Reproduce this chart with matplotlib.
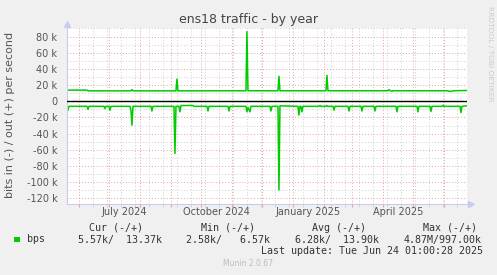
import matplotlib
matplotlib.use("Agg")
import matplotlib.pyplot as plt
import matplotlib.dates as mdates
from matplotlib.patches import Rectangle
from matplotlib.ticker import FuncFormatter
import pandas as pd

# daily values, in kbit/s
out_dates = ["2024-05-20", "2024-06-09", "2024-06-10",
             "2024-07-23", "2024-07-24", "2024-07-25",
             "2024-09-06", "2024-09-07", "2024-09-08",
             "2024-11-15", "2024-11-16", "2024-11-17",
             "2024-12-17", "2024-12-18", "2024-12-19",
             "2025-02-03", "2025-02-04", "2025-02-05",
             "2025-04-06", "2025-04-07", "2025-04-08", "2025-04-10", "2025-04-11",
             "2025-06-05", "2025-06-06", "2025-06-09", "2025-06-10",
             "2025-06-24"]
out_vals = [13.8, 13.8, 12.9,
            12.9, 14.5, 12.9,
            12.9, 27.5, 12.9,
            13.0, 86.0, 13.0,
            13.0, 30.8, 13.0,
            13.0, 32.0, 13.0,
            13.0, 14.5, 13.2, 12.3, 13.0,
            13.0, 12.3, 12.3, 13.0,
            13.37]

in_dates = ["2024-05-20", "2024-05-21", "2024-05-22",
            "2024-06-09", "2024-06-10", "2024-06-11",
            "2024-06-26", "2024-06-27", "2024-06-28",
            "2024-07-01", "2024-07-02", "2024-07-03",
            "2024-07-22", "2024-07-23", "2024-07-24", "2024-07-25",
            "2024-08-12", "2024-08-13", "2024-08-14",
            "2024-09-04", "2024-09-05", "2024-09-06",
            "2024-09-09", "2024-09-10", "2024-09-11", "2024-09-23", "2024-09-24",
            "2024-10-07", "2024-10-08", "2024-10-09",
            "2024-10-28", "2024-10-29", "2024-10-30",
            "2024-11-15", "2024-11-16", "2024-11-17", "2024-11-19", "2024-11-20",
            "2024-12-09", "2024-12-10", "2024-12-11",
            "2024-12-17", "2024-12-18", "2024-12-19",
            "2025-01-06", "2025-01-07", "2025-01-08", "2025-01-09", "2025-01-10", "2025-01-11",
            "2025-01-27", "2025-01-28", "2025-01-29",
            "2025-02-03", "2025-02-04", "2025-02-05",
            "2025-02-10", "2025-02-11", "2025-02-12",
            "2025-02-25", "2025-02-26", "2025-02-27",
            "2025-03-10", "2025-03-11", "2025-03-12",
            "2025-03-23", "2025-03-24", "2025-03-25",
            "2025-04-14", "2025-04-15", "2025-04-16",
            "2025-05-05", "2025-05-06", "2025-05-07",
            "2025-05-18", "2025-05-19", "2025-05-20",
            "2025-05-30", "2025-05-31", "2025-06-01",
            "2025-06-17", "2025-06-18", "2025-06-19",
            "2025-06-24"]
in_vals = [-6.5, -11.0, -6.2,
           -6.2, -10.0, -6.2,
           -6.2, -9.0, -6.2,
           -6.2, -11.0, -6.2,
           -6.2, -11.0, -29.5, -6.2,
           -6.2, -12.0, -6.2,
           -6.2, -64.4, -6.2,
           -6.2, -13.0, -5.2, -5.2, -6.2,
           -6.2, -12.0, -6.2,
           -6.2, -12.0, -6.2,
           -6.2, -13.0, -7.5, -13.0, -6.2,
           -6.2, -12.0, -6.2,
           -6.2, -109.5, -5.6,
           -6.2, -17.0, -6.2, -6.2, -13.0, -6.2,
           -6.2, -5.2, -6.2,
           -6.2, -5.2, -6.2,
           -6.2, -11.0, -6.2,
           -6.2, -12.0, -6.2,
           -6.2, -12.0, -6.2,
           -6.2, -12.0, -6.2,
           -6.2, -13.0, -6.2,
           -6.2, -13.0, -6.2,
           -6.2, -12.5, -6.2,
           -6.2, -5.0, -6.2,
           -6.2, -14.0, -6.2,
           -5.57]

month_labels = ["July 2024", "October 2024", "January 2025", "April 2025"]
month_label_dates = ["2024-07-16", "2024-10-16", "2025-01-16", "2025-04-16"]

legend_heads = ["Cur (-/+)", "Min (-/+)", "Avg (-/+)", "Max (-/+)"]
legend_vals = ["5.57k/  13.37k", "2.58k/   6.57k", "6.28k/  13.90k", "4.87M/997.00k"]

start = pd.Timestamp("2024-05-20 01:00")
end = pd.Timestamp("2025-06-24 01:00")

W, H = 497, 275
def fx(px):
    return px / W
def fy(py):
    return 1 - py / H

GREEN = "#00CC00"
MONO = "DejaVu Sans Mono"

fig = plt.figure(figsize=(W / 100, H / 100), dpi=100, facecolor="#F0F0F0")
ax = fig.add_axes([fx(67), fy(204), 400 / W, 176 / H])
ax.set_facecolor("white")

ax.plot(pd.to_datetime(out_dates), [v * 1000 for v in out_vals], color=GREEN, lw=1.1)
ax.plot(pd.to_datetime(in_dates), [v * 1000 for v in in_vals], color=GREEN, lw=1.1)
ax.axhline(0, color="black", lw=1.0, zorder=3)

ax.set_xlim(start, end)
ax.set_ylim(-126800, 90500)

# grid: red dotted major, grey dotted minor
ax.set_yticks(range(-120000, 80001, 20000))
ax.set_yticks(range(-110000, 90001, 20000), minor=True)
ax.set_xticks(pd.date_range("2024-06-01", "2025-06-01", freq="MS"))
ax.set_xticks(pd.date_range("2024-06-01", end, freq="14D"), minor=True)
ax.xaxis.set_major_formatter(FuncFormatter(lambda v, p: ""))
ax.yaxis.set_major_formatter(FuncFormatter(lambda v, p: "0" if v == 0 else f"{int(v / 1000)} k"))
ax.grid(which="major", color="#e8a0a0", lw=0.7, linestyle=(0, (1, 2)))
ax.grid(which="minor", color="#cfcfcf", lw=0.7, linestyle=(0, (1, 2)))
ax.set_axisbelow(True)

ax.tick_params(axis="y", which="both", length=0, pad=7, labelsize=7, labelcolor="#555555")
ax.tick_params(axis="x", which="major", length=2, color="#e8a0a0", labelsize=0)
ax.tick_params(axis="x", which="minor", length=2, color="#cfcfcf")

for s in ["top", "right"]:
    ax.spines[s].set_visible(False)
for s in ["left", "bottom"]:
    ax.spines[s].set_color("#c8cdf0")
    ax.spines[s].set_linewidth(0.8)
ax.plot([0], [1.02], marker="^", color="#c8cdf0", ms=4, transform=ax.transAxes, clip_on=False)
ax.plot([1.01], [0], marker=">", color="#c8cdf0", ms=4, transform=ax.transAxes, clip_on=False)

for lab, d in zip(month_labels, month_label_dates):
    ax.text(pd.Timestamp(d), -0.044, lab, transform=ax.get_xaxis_transform(),
            ha="center", va="center", fontsize=7, color="#555555")

fig.text(fx(248.5), fy(19.5), "ens18 traffic - by year", ha="center", va="center",
         fontsize=9, color="#444444")
fig.text(fx(10.5), fy(115), "bits in (-) / out (+) per second", rotation=90,
         ha="center", va="center", fontsize=8, color="#555555")
fig.text(fx(490), fy(53.5), "RRDTOOL / TOBI OETIKER", rotation=270,
         ha="center", va="center", fontsize=5.4, color="#cccccc")

# legend block
for head, x in zip(legend_heads, [89, 201, 311.7, 422.7]):
    fig.text(fx(x), fy(228), head, ha="left", va="center", family=MONO, fontsize=7.2, color="#333333")
fig.add_artist(Rectangle((fx(14), fy(242)), 5.5 / W, 5.5 / H, transform=fig.transFigure,
                         color=GREEN, lw=0))
fig.text(fx(26.7), fy(239.5), "bps", ha="left", va="center", family=MONO, fontsize=7.2, color="#333333")
for val, x in zip(legend_vals, [77.7, 186, 295, 403.3]):
    fig.text(fx(x), fy(239.5), val, ha="left", va="center", family=MONO, fontsize=7.2, color="#333333")
fig.text(fx(261), fy(251), "Last update: Tue Jun 24 01:00:28 2025", ha="left", va="center",
         family=MONO, fontsize=7.2, color="#333333")
fig.text(fx(248), fy(264), "Munin 2.0.67", ha="center", va="center", fontsize=5.5, color="#bbbbbb")

fig.savefig("out.png", dpi=100, facecolor=fig.get_facecolor())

What is needed>
Leave out any pictures, please, and quote only the lines from the top of the data through the line that contains "import pandas as pd".

The response>
Reproduce this chart with matplotlib.
import matplotlib
matplotlib.use("Agg")
import matplotlib.pyplot as plt
import matplotlib.dates as mdates
from matplotlib.patches import Rectangle
from matplotlib.ticker import FuncFormatter
import pandas as pd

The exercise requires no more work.